Raj Panjabi is the current CEO of Last Mile Health, an organization whose mission is to provide healthcare and equity to the people of Liberia. Last Mile Health is an organization that the Global Health Core works very closely with in it’s efforts to promote access to quality care in Liberia. One of the core’s current fellows, Dr. Alexandra Stanculescu, is currently working in Liberia with Last Mile Health and the Ministry of Health. The core is proud to see Raj Panjabi’s organization featured in the following Forbes article:
“Social Entrepreneur: Raj Panjabi , 32, who was born in Liberia, fled the Civil War when he was 9, resettled in the U.S., became a doctor, joined the faculty of Harvard Medical School and, with Paul Farmer as his mentor, sought a way to help the state of rural medical care in his homeland.

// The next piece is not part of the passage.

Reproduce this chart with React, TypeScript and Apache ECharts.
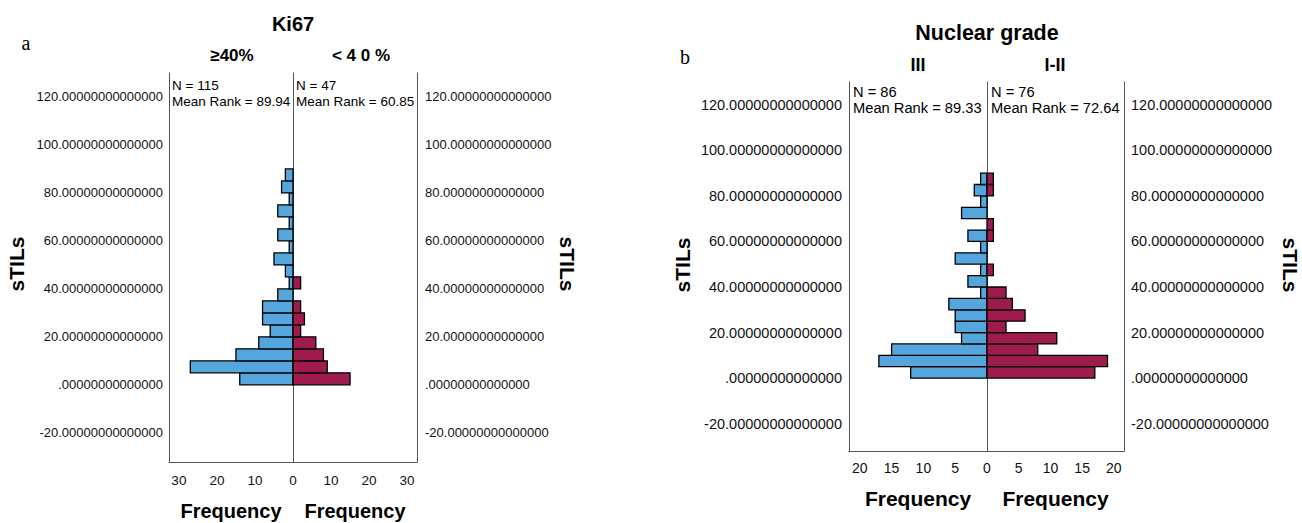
import React, { useEffect, useRef } from "react";
import * as echarts from "echarts";

// Histogram bins (lower edge of each 5-unit sTILs bin)
const binWidth = 5;
const binStarts = [0, 5, 10, 15, 20, 25, 30, 35, 40, 45, 50, 55, 60, 65, 70, 75, 80, 85];

// Panel a: Ki67
const ki67High = [14, 27, 15, 9, 6, 8, 8, 4, 1, 2, 5, 1, 4, 1, 4, 1, 3, 2]; // >=40%, N = 115
const ki67Low = [15, 9, 8, 6, 2, 3, 2, 0, 2, 0, 0, 0, 0, 0, 0, 0, 0, 0]; // <40%, N = 47

// Panel b: Nuclear grade
const gradeIII = [12, 17, 15, 4, 5, 5, 6, 1, 3, 1, 5, 1, 3, 0, 4, 1, 2, 1]; // III, N = 86
const gradeI_II = [17, 19, 8, 11, 3, 6, 4, 3, 0, 1, 0, 0, 1, 1, 0, 0, 1, 1]; // I-II, N = 76

// Tick values
const yTicks = [-20, 0, 20, 40, 60, 80, 100, 120];
const xTicksA_left = [10, 20, 30];
const xTicksA_right = [0, 10, 20, 30];
const xTicksB_left = [5, 10, 15, 20];
const xTicksB_right = [0, 5, 10, 15, 20];

const BLUE = "#55a6dd";
const RED = "#9e1c4c";
const AXIS = "#555555";
const TXT = "#111111";
const FONT = "'Liberation Sans', Arial, sans-serif";

const fmtY = (v: number) => (v === 0 ? "" : String(v)) + ".00000000000000";

function histSeries(counts: number[], color: string, xi: number, yi: number) {
  return {
    type: "custom",
    xAxisIndex: xi,
    yAxisIndex: yi,
    encode: { x: 0, y: 1 },
    data: binStarts.map((b, i) => [counts[i], b]),
    renderItem: (params: any, api: any) => {
      const cnt = api.value(0);
      const lo = api.value(1);
      if (!cnt) return null;
      const p1 = api.coord([0, lo]);
      const p2 = api.coord([cnt, lo + binWidth]);
      return {
        type: "rect",
        shape: {
          x: Math.min(p1[0], p2[0]),
          y: Math.min(p1[1], p2[1]),
          width: Math.abs(p2[0] - p1[0]),
          height: Math.abs(p2[1] - p1[1]),
        },
        style: { fill: color, stroke: "#000", lineWidth: 1.3 },
      };
    },
  };
}

function xAx(grid: number, inverse: boolean, max: number, ticks: number[], fs: number, margin: number, name: string, nameGap: number, nameSize: number) {
  return {
    gridIndex: grid,
    type: "value",
    inverse,
    min: 0,
    max,
    axisLine: { show: true, onZero: false, lineStyle: { color: AXIS, width: 1 } },
    axisTick: { show: false },
    splitLine: { show: false },
    axisLabel: { customValues: ticks, fontSize: fs, color: TXT, margin, fontFamily: FONT },
    name,
    nameLocation: "middle",
    nameGap,
    nameTextStyle: { fontSize: nameSize, fontWeight: "bold", color: "#000", fontFamily: FONT },
  };
}

function yAx(grid: number, position: string, min: number, labels: boolean, fs: number, margin: number) {
  return {
    gridIndex: grid,
    type: "value",
    position,
    min,
    max: 130,
    axisLine: { show: true, onZero: false, lineStyle: { color: AXIS, width: 1 } },
    axisTick: { show: false },
    splitLine: { show: false },
    axisLabel: labels
      ? { show: true, customValues: yTicks, formatter: fmtY, fontSize: fs, color: TXT, margin, fontFamily: FONT }
      : { show: false },
  };
}

function txt(text: string, x: number, y: number, size: number, bold: boolean, align = "center", rotation = 0, family = FONT) {
  return {
    type: "text",
    x,
    y,
    rotation,
    silent: true,
    style: {
      text,
      fontSize: size,
      fontWeight: bold ? "bold" : "normal",
      fontFamily: family,
      fill: "#000",
      align,
      verticalAlign: "middle",
    },
  };
}

export default function App() {
  const ref = useRef<HTMLDivElement>(null);
  useEffect(() => {
    if (!ref.current) return;
    const chart = echarts.init(ref.current, undefined, { renderer: "svg" });
    const option: any = {
      animation: false,
      backgroundColor: "#ffffff",
      textStyle: { fontFamily: FONT },
      grid: [
        { left: 169, top: 73, width: 124, height: 389, outerBoundsMode: "none", containLabel: false },
        { left: 293, top: 73, width: 124, height: 389, outerBoundsMode: "none", containLabel: false },
        { left: 849, top: 82, width: 138, height: 369, outerBoundsMode: "none", containLabel: false },
        { left: 987, top: 82, width: 137, height: 369, outerBoundsMode: "none", containLabel: false },
      ],
      xAxis: [
        xAx(0, true, 32.6, xTicksA_left, 13.5, 11, "Frequency", 39, 20),
        xAx(1, false, 32.6, xTicksA_right, 13.5, 11, "Frequency", 39, 20),
        xAx(2, true, 21.7, xTicksB_left, 14, 10, "Frequency", 37, 21),
        xAx(3, false, 21.6, xTicksB_right, 14, 10, "Frequency", 37, 21),
      ],
      yAxis: [
        yAx(0, "left", -32.2, true, 13, 6),
        yAx(1, "right", -32.2, true, 13, 8),
        yAx(1, "left", -32.2, false, 13, 0),
        yAx(2, "left", -32, true, 14.5, 7),
        yAx(3, "right", -32, true, 14.5, 7),
        yAx(3, "left", -32, false, 14.5, 0),
      ],
      series: [
        histSeries(ki67High, BLUE, 0, 0),
        histSeries(ki67Low, RED, 1, 1),
        histSeries(gradeIII, BLUE, 2, 3),
        histSeries(gradeI_II, RED, 3, 4),
      ],
      graphic: [
        txt("a", 26, 43, 20, false, "center", 0, "'Liberation Serif', 'Times New Roman', serif"),
        txt("b", 685, 57, 20, false, "center", 0, "'Liberation Serif', 'Times New Roman', serif"),
        txt("Ki67", 293, 24, 20, true),
        txt("≥40%", 232, 55, 17, true),
        txt("< 4 0 %", 361, 55, 17, true),
        txt("Nuclear grade", 987, 33, 21.5, true),
        txt("III", 918, 65, 18, true),
        txt("I-II", 1055, 65, 18, true),
        txt("N = 115", 172, 85, 13.5, false, "left"),
        txt("Mean Rank = 89.94", 172, 101, 13.5, false, "left"),
        txt("N = 47", 296, 85, 13.5, false, "left"),
        txt("Mean Rank = 60.85", 296, 101, 13.5, false, "left"),
        txt("N = 86", 853, 92, 14.7, false, "left"),
        txt("Mean Rank = 89.33", 853, 107.5, 14.7, false, "left"),
        txt("N = 76", 991, 92, 14.7, false, "left"),
        txt("Mean Rank = 72.64", 991, 107.5, 14.7, false, "left"),
        txt("sTILs", 16, 264, 21, true, "center", Math.PI / 2),
        txt("sTILs", 567, 264, 21, true, "center", -Math.PI / 2),
        txt("sTILs", 682, 265, 21, true, "center", Math.PI / 2),
        txt("sTILs", 1290, 265, 21, true, "center", -Math.PI / 2),
      ],
    };
    chart.setOption(option);
    return () => chart.dispose();
  }, []);
  return (
    <div
      ref={ref}
      style={{ position: "fixed", left: 0, top: 0, width: 1302, height: 523, background: "#fff" }}
    />
  );
}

Mission: Last Mile Health (known in Liberia as Tiyatien Health) aims to bring quality health care and jobs to remote regions of Liberia–where a two-day walk is generally required to access any medical care–by training community members to administer treatment and provide preventative care.
Problem: How can Last Mile Health scale from one region of Liberia (30,000 people) to serving every rural village in the country (1.5 million people)?
Summit Mentors: An all-star lineup of health visionaries and serial entrepreneurs, led by Jay Walker (founder of Priceline, now curator of TEDMed), Pearse Lyons (Alltech), Brad Keywell (Groupon), Naveen Jain (InfoSpace) and Dikembe Mutombo (see p. 107) , as well as Jeffrey Walker (a former top JPMorgan executive now helping to implement the health goals for the UN) and Liberia’s president, Ellen Johnson Sirleaf.
Advice: Jain urged Panjabi to use technology, particularly mobile, to leapfrog traditional logistics issues. Several others encouraged Panjabi to link what is, in essence, a rural distribution network, with for-profit companies. Nearly all mentors agreed that Last Mile needed a concrete business plan–specifically, a budget and how many people it could help for that money. Jeffrey Walker wanted to see paths for Last Mile to improve the quality, as well as the quantity, of field workers. And some expressed hope that a successful rollout in Liberia could prove a model that could scale globally.
Results: Inspired by suggestions from Jain, Panjabi has partnered with major Liberian mobile phone company Cellcom. “We really went with that advice,” he says. Last Mile’s frontline health workers now have cellphones that allow them to call ambulances (often in the form of dirt bikes, speeding the rate of emergency care) and get consultations on treatment. By prepaying Cellcom and getting land from the government, Last Mile has also created the first reliable post-civil-war cellular network in its region. Panjabi also developed a three-year plan to reach 150,000 patients at a cost of $10 million–two Summit attendees, Alltech’s Lyons and a well-known billionaire investor, are strongly considering commitments. If they go for it, they’ll have support.
President Sirleaf, previously unaware of Panjabi’s work, has publicly committed to help Panjabi scale his concept across Liberia and hosted an event for him at the Clinton Global Initiative in September. Jeffrey Walker, who went from JPMorgan to the UN, is thinking bigger: Panjabi will now present at a summit about community-based health as part of the UN’s Millennium Development Goals. “The Forbes Summit put Liberia on the map in a big way,” says Panjabi. Specifically, the country, previously excluded, now has a chance to tap into a $1.1 billion UN fund to wipe out preventable diseases, with Last Mile positioned as a lead partner. If that pans out, more than 1 million rural Liberians might have health care sooner than anyone would have thought. Panjabi expects to hear by the end of the year.”